Of the many recurring horror villains, Freddy Krueger is famously distinguished by his crispy face and razor claws, Jason Voorhees by his hockey mask and machete, and Leatherface by his human-flesh mask and chainsaw. They all have revenge or mental illness as their vague motivations to slaughter. But what does Predator bring to the horror-franchise table? Found beneath the creature’s space helmet is of course his ugly motherfucking face. This catchphrase descriptor runs throughout the series, and possessing a gross mouth with claws jutting out of each corner like insect mandibles—brilliantly designed by Stan Winston—he is certainly no beauty. But what is the Predator’s motivation beyond senseless bloodletting? Does it even matter? Slasher supervillains exist mainly to kill in nasty, crowd-pleasing ways, and Predator fulfills that mission, skinning people and keeping their skulls as trophies. It’s a flimsy jumping-off point to be sure, yet it’s effective enough to have spawned a fair number of films—now totaling five, or seven to those who choose to include the twin crossover-franchise Alien vs. Predator titles—as well as numerous video games, novelizations, and comic books, but this naturally just boils down to bankability and audience interest. And perhaps the strongest pull of the series is the top-tier talent it has consistently attracted, from directors to actors to crew members.

Predator lore goes that its concept came into existence through a Hollywood inside joke claiming that Rocky Balboa would soon need a superhuman opponent, since he’d vanquished all of Earth’s challengers. Adding to the mythology, Predator’s dreadlock-like quills adorning his head were inspired by a painting of a Rastafarian warrior that hung in producer Joel Silver’s office. Thus, a super-cool alien-being film premise (sans boxing) was born from the minds of brothers Jim and John Thomas, in their first script collaboration. At the time of Predator’s prepping, John McTiernan had made only one feature, the intriguing little supernatural thriller Nomads; this caught the attention of attached-star Arnold Schwarzenegger, who suggested that McTiernan be brought on to direct. It goes without saying that he proceeded to become a huge name in action movies, following up with one of the best of them all, Die Hard, but it was Predator (1987) raking in nearly $100 million from a budget of $18 million that most likely allowed for that to happen.

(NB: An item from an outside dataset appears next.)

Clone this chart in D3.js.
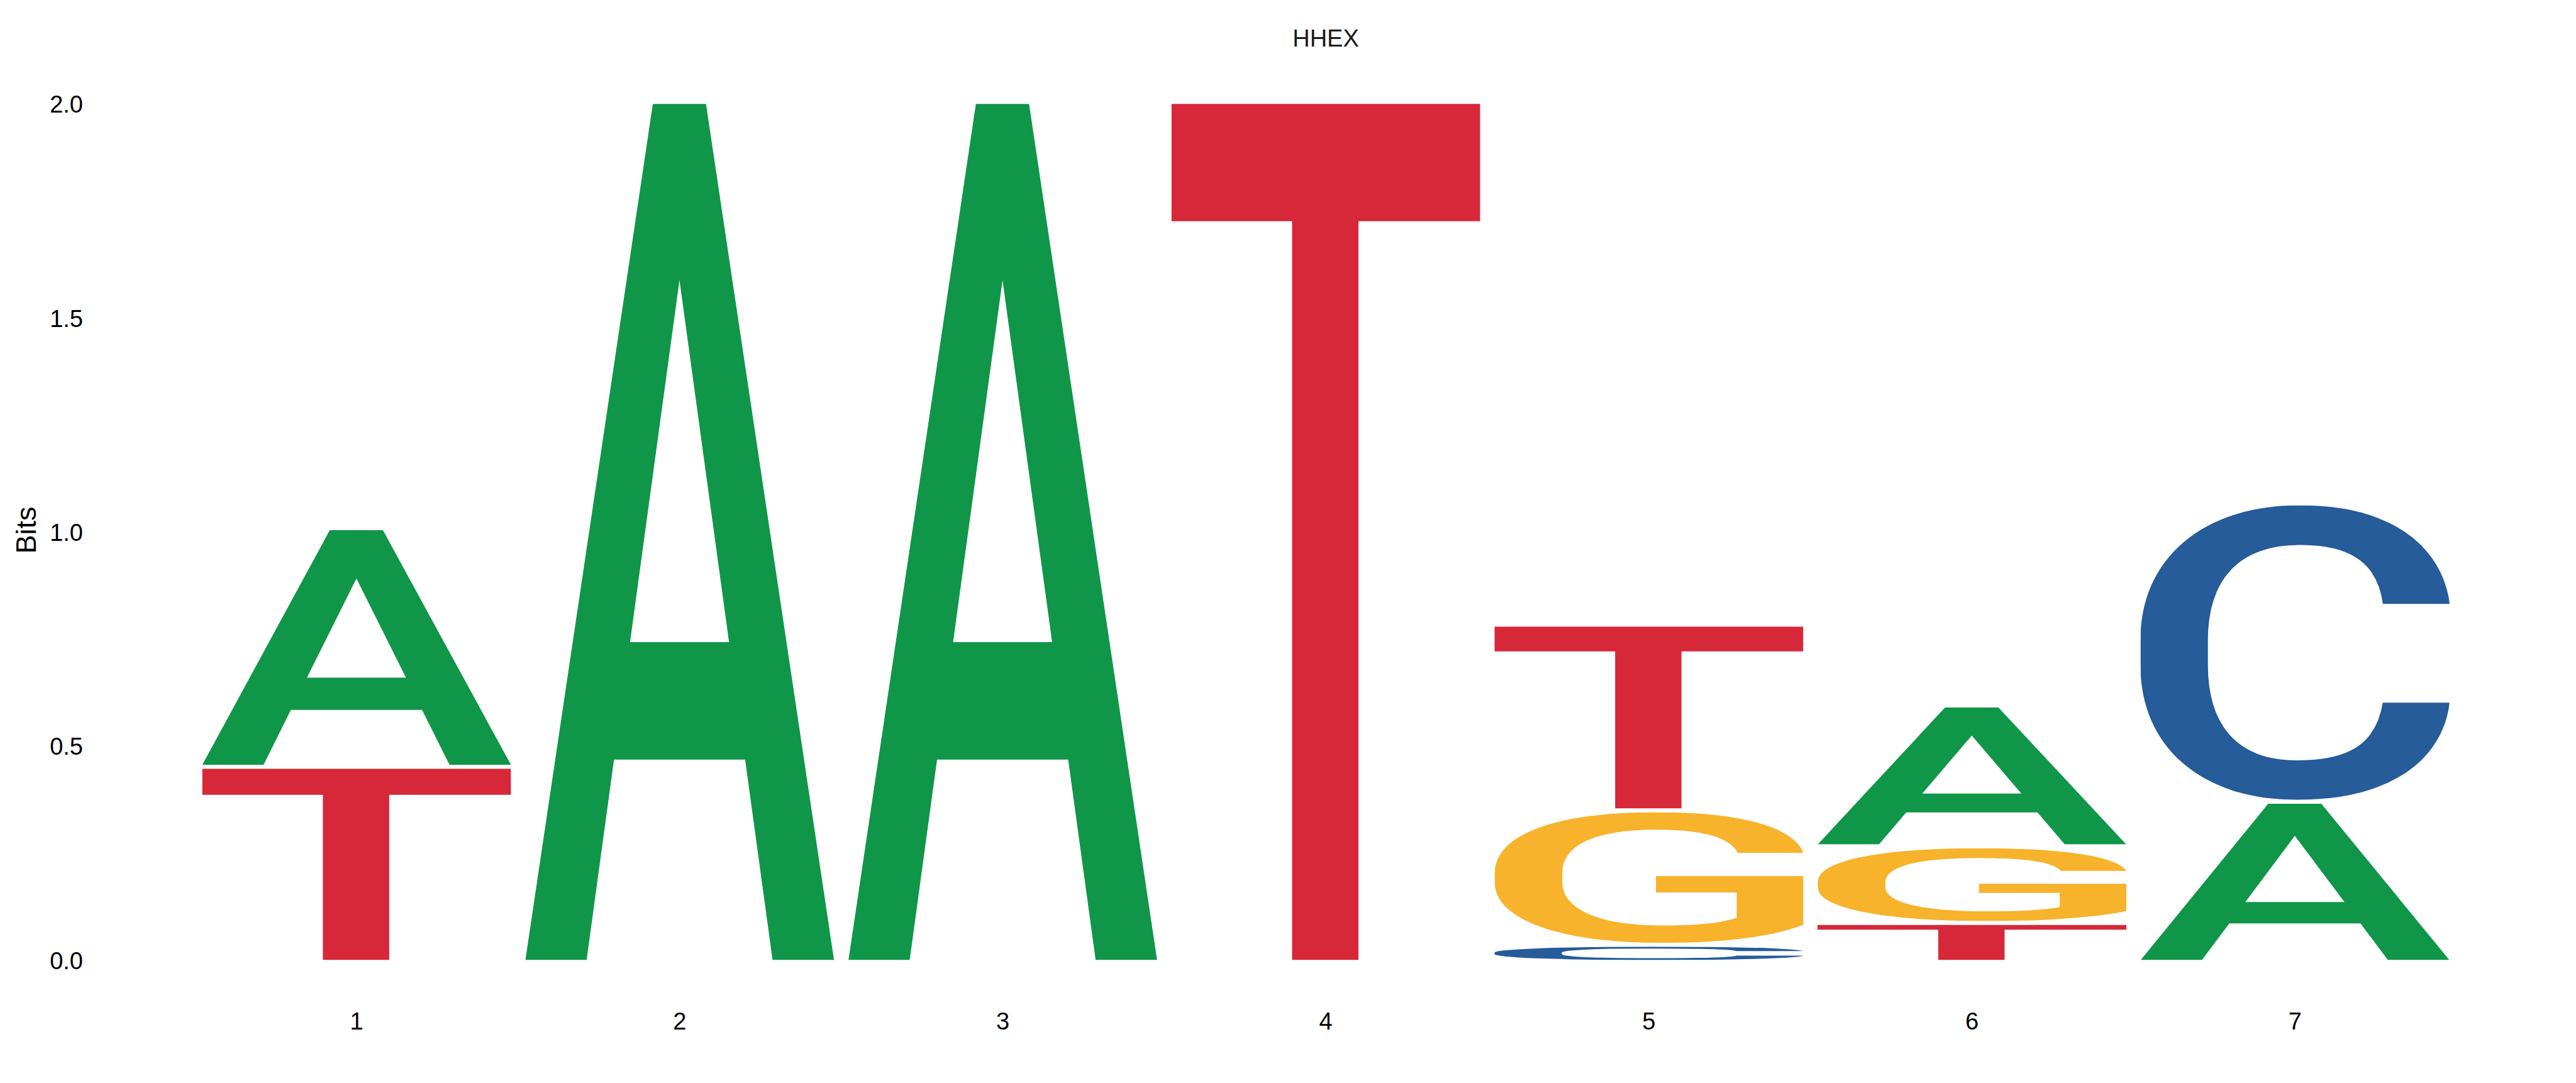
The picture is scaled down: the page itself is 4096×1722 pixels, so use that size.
<!DOCTYPE html>
<html>
<head>
<meta charset="utf-8">
<script src="https://cdn.jsdelivr.net/npm/d3@7"></script>
<style>
  html, body { margin: 0; padding: 0; background: #ffffff; }
  svg { display: block; }
</style>
</head>
<body>
<div id="chart"></div>
<script>
// ---------------- data ----------------
const title = "HHEX";
const yLabel = "Bits";
const positions = [1, 2, 3, 4, 5, 6, 7];
const bases = ["A", "C", "G", "T"];
const bitsA = [0.548, 2.0, 2.0, 0.0, 0.0, 0.320, 0.365];
const bitsC = [0.0, 0.0, 0.0, 0.0, 0.031, 0.0, 0.688];
const bitsG = [0.0, 0.0, 0.0, 0.0, 0.305, 0.170, 0.0];
const bitsT = [0.447, 0.0, 0.0, 2.0, 0.425, 0.082, 0.0];
const yTicks = [0, 0.5, 1.0, 1.5, 2.0];
const baseColors = { A: "#109648", C: "#255C99", G: "#F7B32B", T: "#D62839" };

// ---------------- layout ----------------
const W = 4096, H = 1722;
const letterGap = 0.009; // bits of white space between stacked letters
const GLYPH_FONT_FAMILY = "Roboto";
const GLYPH_FONT_WEIGHT = 500;
const LABEL_FONT = "'Liberation Sans', Arial, Helvetica, sans-serif";

const svg = d3.select("#chart").append("svg")
  .attr("width", W).attr("height", H)
  .attr("viewBox", `0 0 ${W} ${H}`);
svg.append("rect").attr("width", W).attr("height", H).attr("fill", "#ffffff");
const defs = svg.append("defs");

const x = d3.scaleBand()
  .domain(positions)
  .range([310.2, 3906.1])
  .paddingInner(0.044)
  .paddingOuter(0.022);

const y = d3.scaleLinear().domain([0, 2]).range([1526.4, 165.1]);

// ---------------- glyph ink metrics (pixel scan) ----------------
const FS = 1000;
const CW = 1600, CH = 1600, OX = 300, OY = 1250;
const cnv = document.createElement("canvas");
cnv.width = CW; cnv.height = CH;
const ctx = cnv.getContext("2d", { willReadFrequently: true });
const ink = {};
bases.forEach(b => {
  ctx.clearRect(0, 0, CW, CH);
  ctx.font = `${GLYPH_FONT_WEIGHT} ${FS}px ${GLYPH_FONT_FAMILY}`;
  ctx.fillStyle = "#000";
  ctx.textBaseline = "alphabetic";
  ctx.textAlign = "left";
  ctx.fillText(b, OX, OY);
  const data = ctx.getImageData(0, 0, CW, CH).data;
  let minX = CW, maxX = -1, minY = CH, maxY = -1;
  for (let yy = 0; yy < CH; yy++) {
    for (let xx = 0; xx < CW; xx++) {
      if (data[(yy * CW + xx) * 4 + 3] > 127) {
        if (xx < minX) minX = xx;
        if (xx > maxX) maxX = xx;
        if (yy < minY) minY = yy;
        if (yy > maxY) maxY = yy;
      }
    }
  }
  ink[b] = { l: OX - minX, r: maxX + 1 - OX, a: OY - minY, d: maxY + 1 - OY };
});

// ---------------- build stacks ----------------
const series = { A: bitsA, C: bitsC, G: bitsG, T: bitsT };
const glyphs = [];
positions.forEach((p, i) => {
  const items = bases.map(b => ({ base: b, h: series[b][i] }))
    .filter(d => d.h > 0)
    .sort((a, b) => a.h - b.h);
  let cum = 0;
  items.forEach(d => {
    glyphs.push({ pos: p, base: d.base, y0: cum, y1: cum + d.h });
    cum += d.h + letterGap;
  });
});

const gLetters = svg.append("g").attr("class", "letters");
glyphs.forEach((g, k) => {
  const b = ink[g.base];
  const x0 = x(g.pos);
  const w = x.bandwidth();
  const top = y(g.y1);
  const hh = y(g.y0) - y(g.y1);
  const sx = w / (b.l + b.r);
  const sy = hh / (b.a + b.d);
  const cid = "clip" + k;
  defs.append("clipPath").attr("id", cid)
    .append("rect")
    .attr("x", x0).attr("y", top).attr("width", w).attr("height", hh);
  gLetters.append("g")
    .attr("clip-path", `url(#${cid})`)
    .append("g")
    .attr("transform", `translate(${x0},${top}) scale(${sx},${sy})`)
    .append("text")
    .attr("x", b.l)
    .attr("y", b.a)
    .attr("font-family", GLYPH_FONT_FAMILY)
    .attr("font-weight", GLYPH_FONT_WEIGHT)
    .attr("font-size", FS)
    .attr("fill", baseColors[g.base])
    .text(g.base);
});

// ---------------- axes ----------------
const yAxis = d3.axisLeft(y)
  .tickValues(yTicks)
  .tickFormat(d3.format(".1f"))
  .tickSize(0)
  .tickPadding(8);
const gy = svg.append("g").attr("transform", "translate(140,0)").call(yAxis);
gy.select(".domain").remove();
gy.selectAll("text")
  .attr("dy", "0.36em")
  .attr("font-family", LABEL_FONT)
  .attr("font-size", 38)
  .attr("fill", "#000000");

const xAxis = d3.axisBottom(x).tickSize(0).tickPadding(10);
const gx = svg.append("g").attr("transform", "translate(0,1600)").call(xAxis);
gx.select(".domain").remove();
gx.selectAll("text")
  .attr("font-family", LABEL_FONT)
  .attr("font-size", 38)
  .attr("fill", "#000000");

// y label
svg.append("text")
  .attr("transform", "translate(57,843) rotate(-90)")
  .attr("text-anchor", "middle")
  .attr("font-family", LABEL_FONT)
  .attr("font-size", 45)
  .attr("fill", "#000000")
  .text(yLabel);

// title
svg.append("text")
  .attr("x", 2108)
  .attr("y", 74)
  .attr("text-anchor", "middle")
  .attr("font-family", LABEL_FONT)
  .attr("font-size", 38)
  .attr("fill", "#1a1a1a")
  .text(title);
</script>
</body>
</html>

The shaky idea of blending the usual adrenaline-fueled Schwarzenegger fare with horror-soaked sci-fi was executed with surprising aplomb. Predator starts off as a candidate for the title of manliest action film, in a decade bursting with contenders. It’s all about muscles (and those with the biggest are the ones sporting vests), jeeps, helicopters, machine guns, cigars, and tough-talking. The testosterone practically drips from the screen. When the CIA agent played by Carl Weathers (a carryover from the Rocky franchise) first approaches Schwarzenegger’s super-tan special-ops soldier Dutch about leading a supposedly easy in-and-out mission to recover hostages in the scorching Guatemalan jungle, they can’t resist a quick arm-wrestle.

Though the film was generally well-received upon release, Predator’s magnified machismo held limited appeal to some. As a teenage girl, even with Commando and Total Recall making appearances on my film-still-collaged walls, I had little use for it, probably because it didn’t offer anything resembling the emotional father-daughter dynamic of Commando, or the kick-ass female power of Rachel Ticotin and Sharon Stone in Total Recall. But after repeatedly watching Dutch and his team carry on like they’re in a brawny action movie, only to discover they’re actually in a slasher film when they find three bodies hanging from the trees, I did finally come around to and even develop a serious soft spot for the film, which today many consider something of a classic and the strongest of the series.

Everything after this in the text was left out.